When Jesus came out of the wilderness, I imagine that he came out with a sense of accomplishment.  I imagine that Jesus came out of the wilderness a bit thinner, a bit hungrier, and a bit thirstier, but confident that God’s word to him at his baptism, that he was God’s Son and that God was well pleased with him, was indeed a true word.  I imagine that he came out of the wilderness knowing that if, with God’s help, he could survive that, then with God’s help, he could go forward with the task that God had set before him: teaching the people and making disciples, suffering misunderstanding and scorn, and finally, suffering and dying on the cross for our sins.  It is not that Jesus conquered the wilderness or that he waved his hand and transformed the wilderness into a beautiful garden.  No, Jesus came out of this piece of “un-creation” as a person transformed by the wilderness and newly empowered for his mission here on earth.

Many times, new Christians believe that, once they are baptized and claimed as God’s children, everything in their life will be wonderful.  But that is not the case.  As Christians, we are often thrust into a wilderness where we experience temptations and we wonder if God is really there, still present with us.  But we can learn from the experiences of Jesus and many others that God will still speak in the sound of sheer silence.  We can learn from the experiences of Native Americans who have that deep, spiritual relationship with the land and learn how to reclaim our spiritual relationship with the land as well.  And, like Jesus, with God’s help, we can come out from the wilderness with a renewed sense of who we are—God’s children—and with a renewed sense of the task which God has given us during our time on earth.
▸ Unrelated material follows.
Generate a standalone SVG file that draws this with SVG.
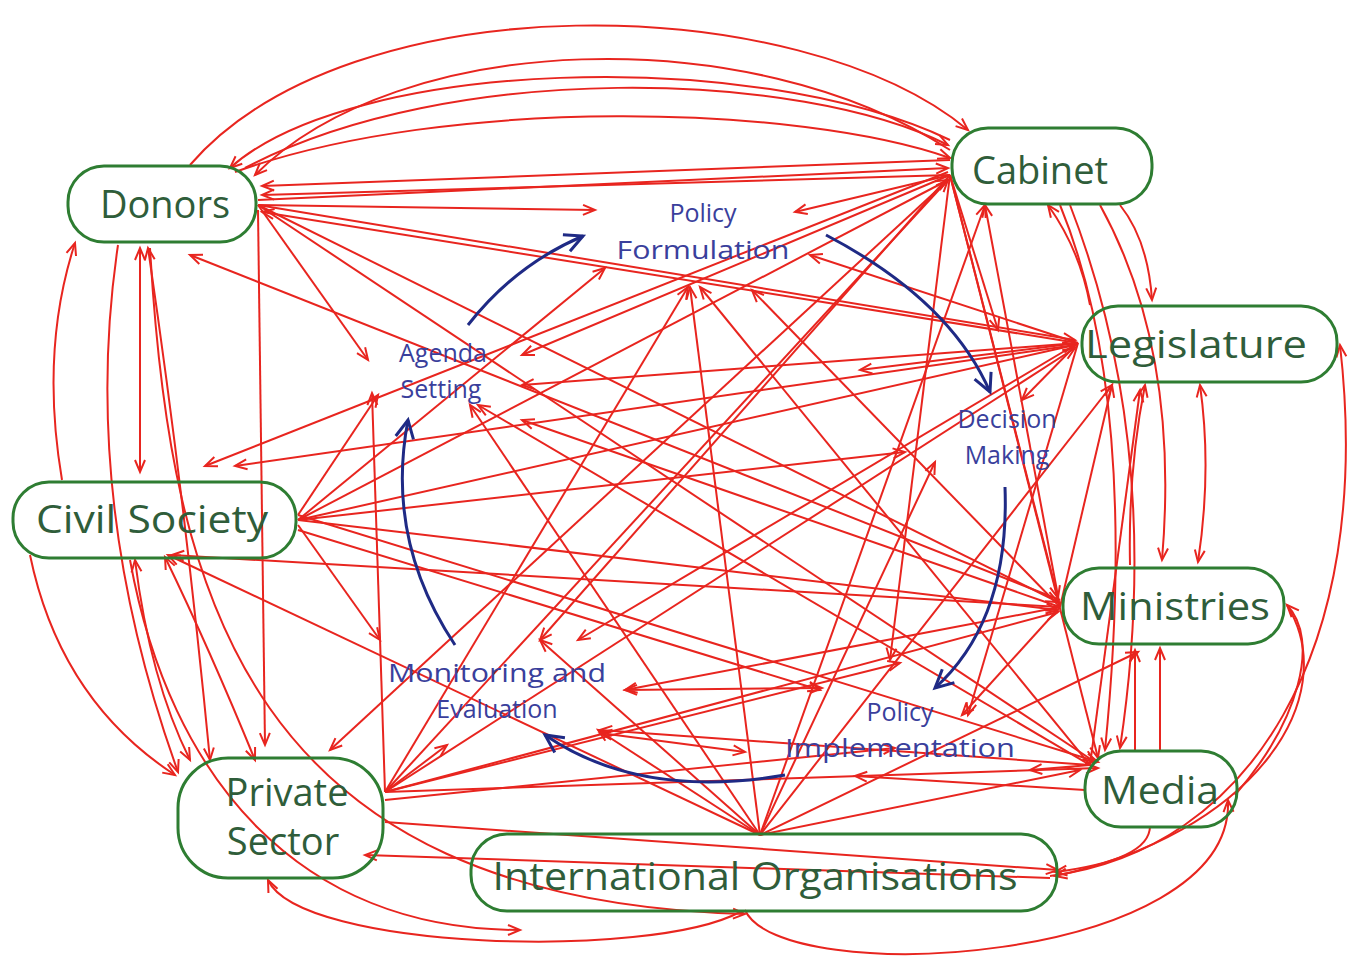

It’s not too late to undo the damage we have done.  It’s not too late to listen to those who love the wilderness and who want to protect places like the Red Desert.  We have hope that one day in the future, Jesus will come again, bringing justice and restoring all things.  That hope speaks to us here in the present, compelling us to work for what restoration we can now while waiting for the greater fulfillment of Jesus’ promise to return to this Earth.  May God give us the wisdom to know where the boundaries are and to show us the best way to steward the gifts of this land that he has entrusted us with.  Amen.